Starting with the proposition that the Labour and Conservative parties are interchangeable, because a vote for either was a vote for the status quo, the Liberal Democrats created the 'Labservative' party. As part of its launch, the Lib Dems' agency Iris created a fictitious leader called Gorvid Camerown with his own internet radio station, which played only Status Quo tracks. As well as receiving more than 6000 plays, the station also helped to keep the conversation going via social media. Iris won an award for this activity at Orange's Digital Election awards.

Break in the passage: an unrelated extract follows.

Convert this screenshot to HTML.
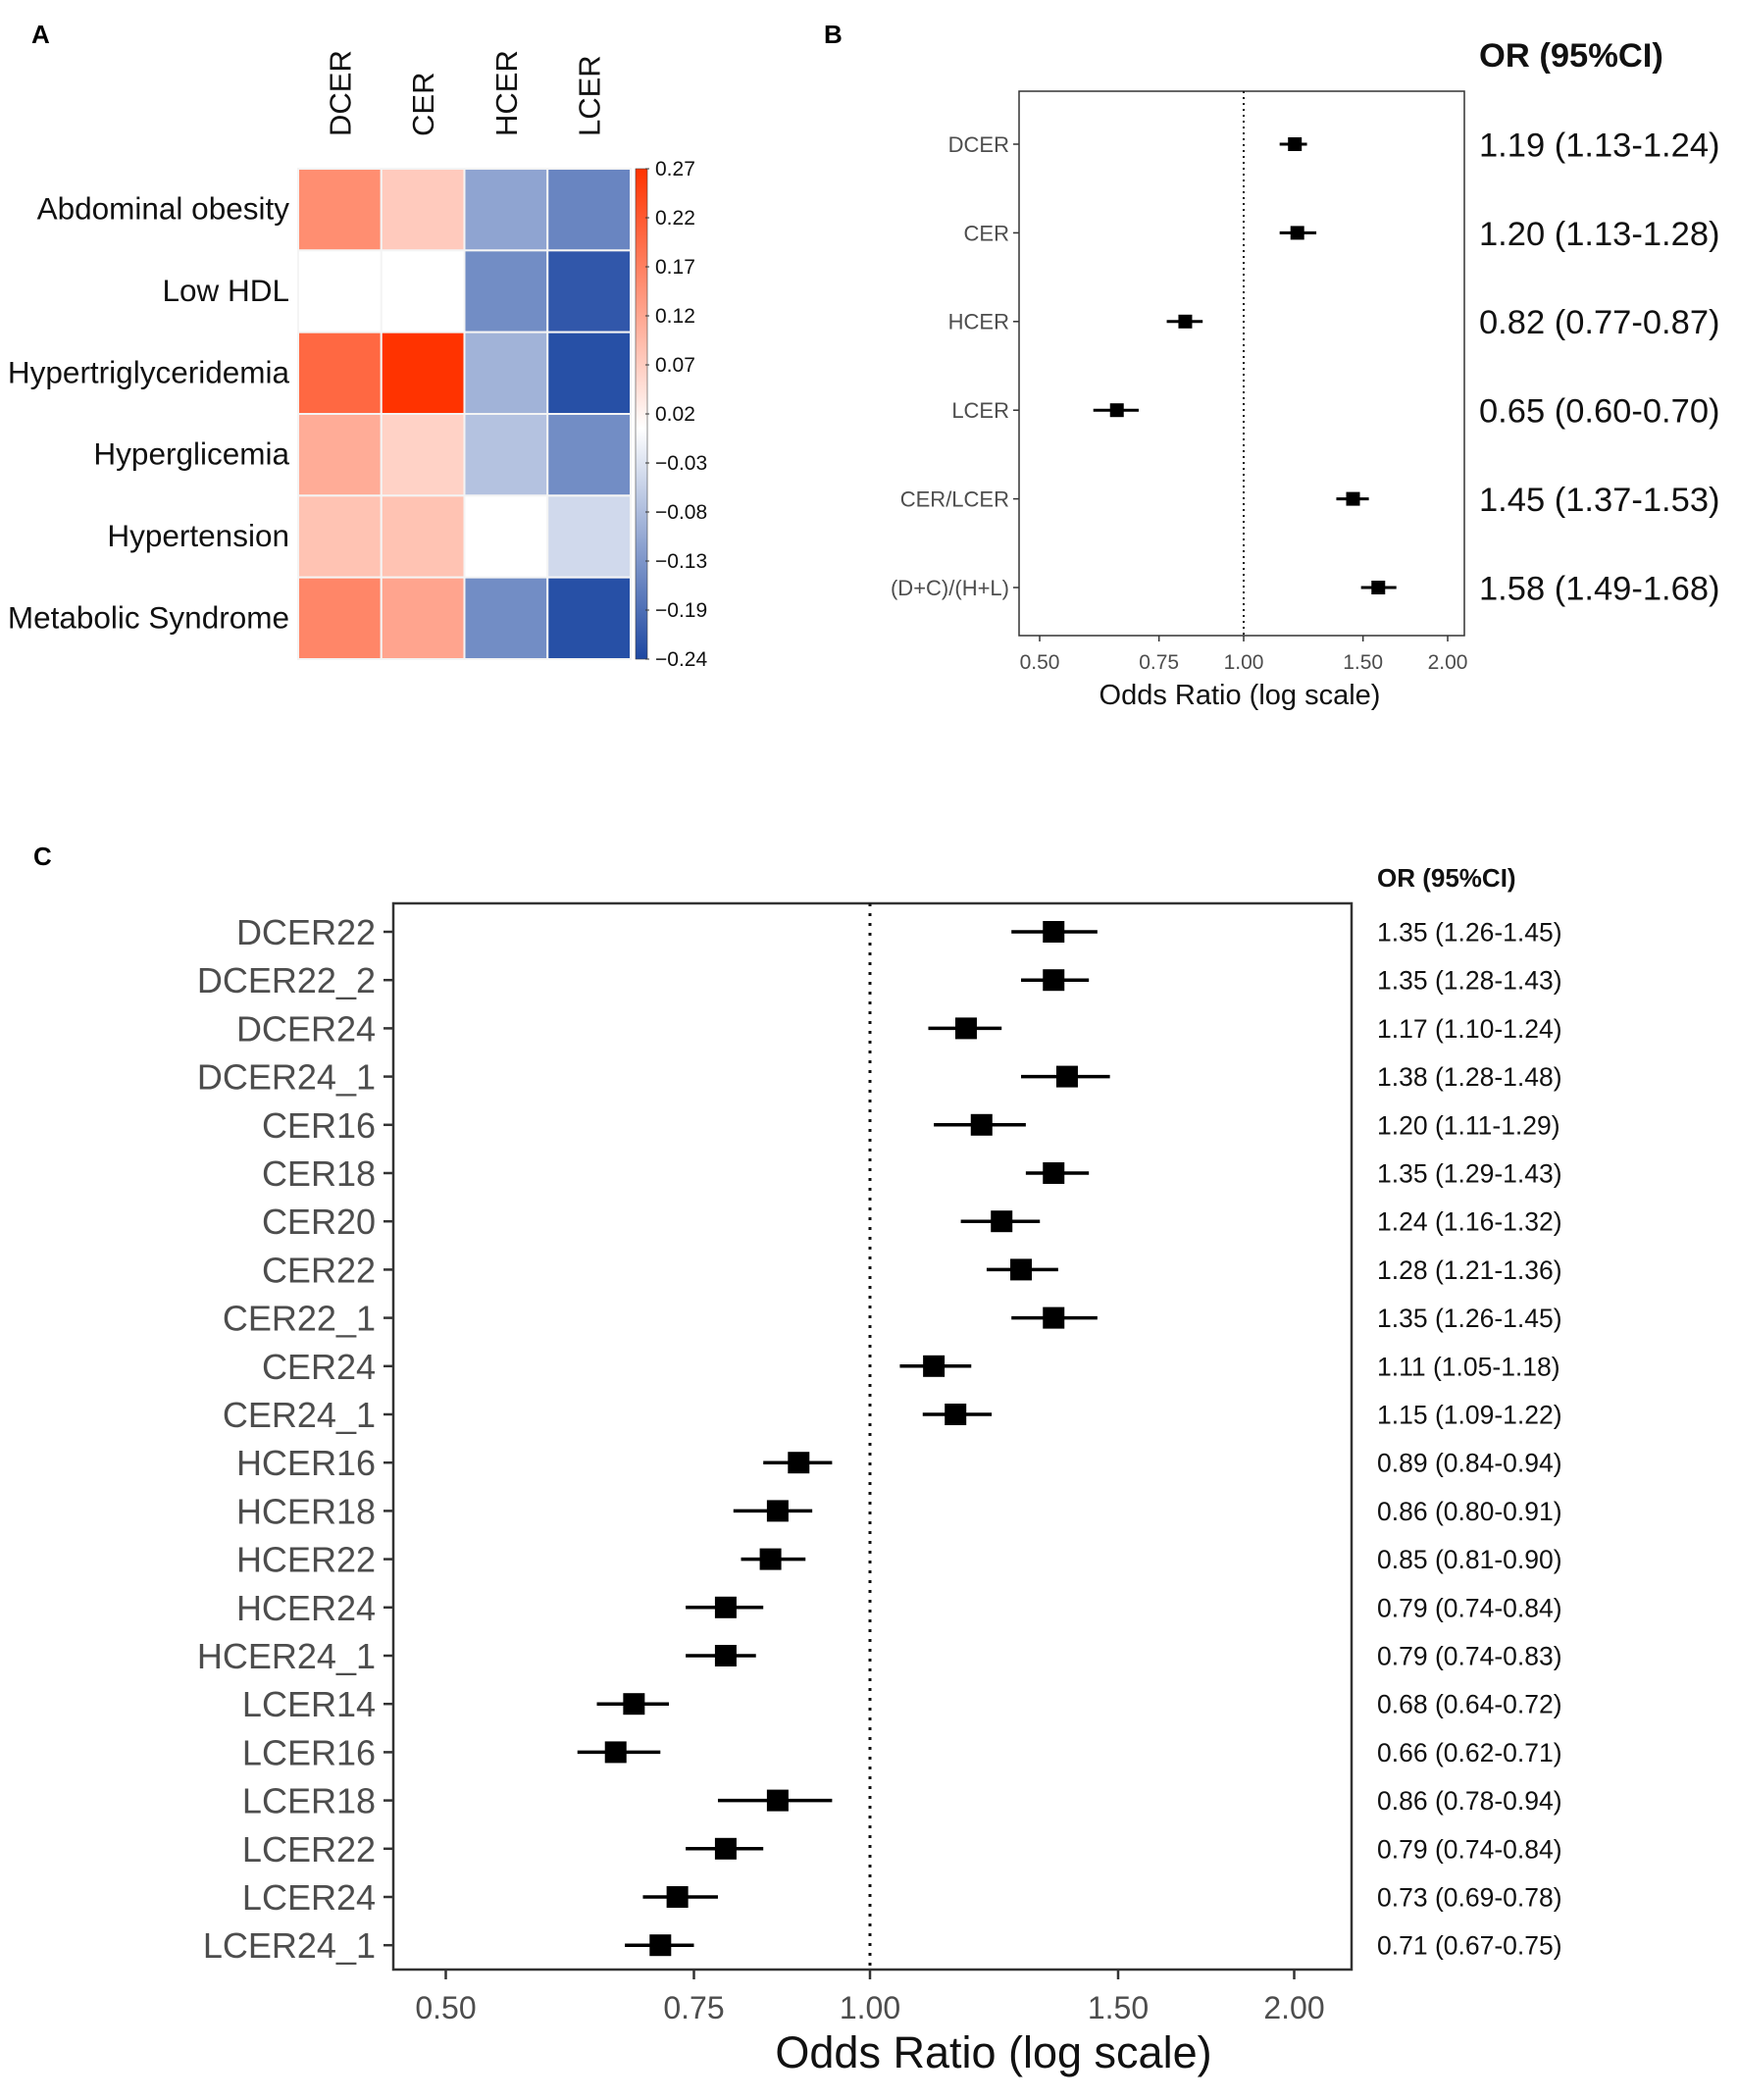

- Baddiel and Skinner's World Cup podcast with Sony Ericsson

Absolute Radio sought to exploit Frank Skinner and David Baddiel's association with the World Cup by persuading them to resurrect their partnership for this year's tournament. The deal involves the comedians creating live shows and podcasts from South Africa, sponsored by Sony Ericsson, which is also an official World Cup partner. As an incentive to download the podcast, listeners can access the show on this platform from 5am, while it is not broadcast on Absolute until 6pm. The deal also includes a media partnership with The Times, which prints transcriptions of the podcasts, and a live comedy show for 1000 people at London's Lyric Theatre. Sony Ericsson is promoted as the brand partner in all these activities.

- Starbucks and heat radio

The Starbucks Discoveries Show airs daily on heat radio and is available on podcast. The Starbucks chilled-coffee product is also the subject of an extended promotion in heat magazine and on its website. The aim is to link the Discoveries range with gossip and music.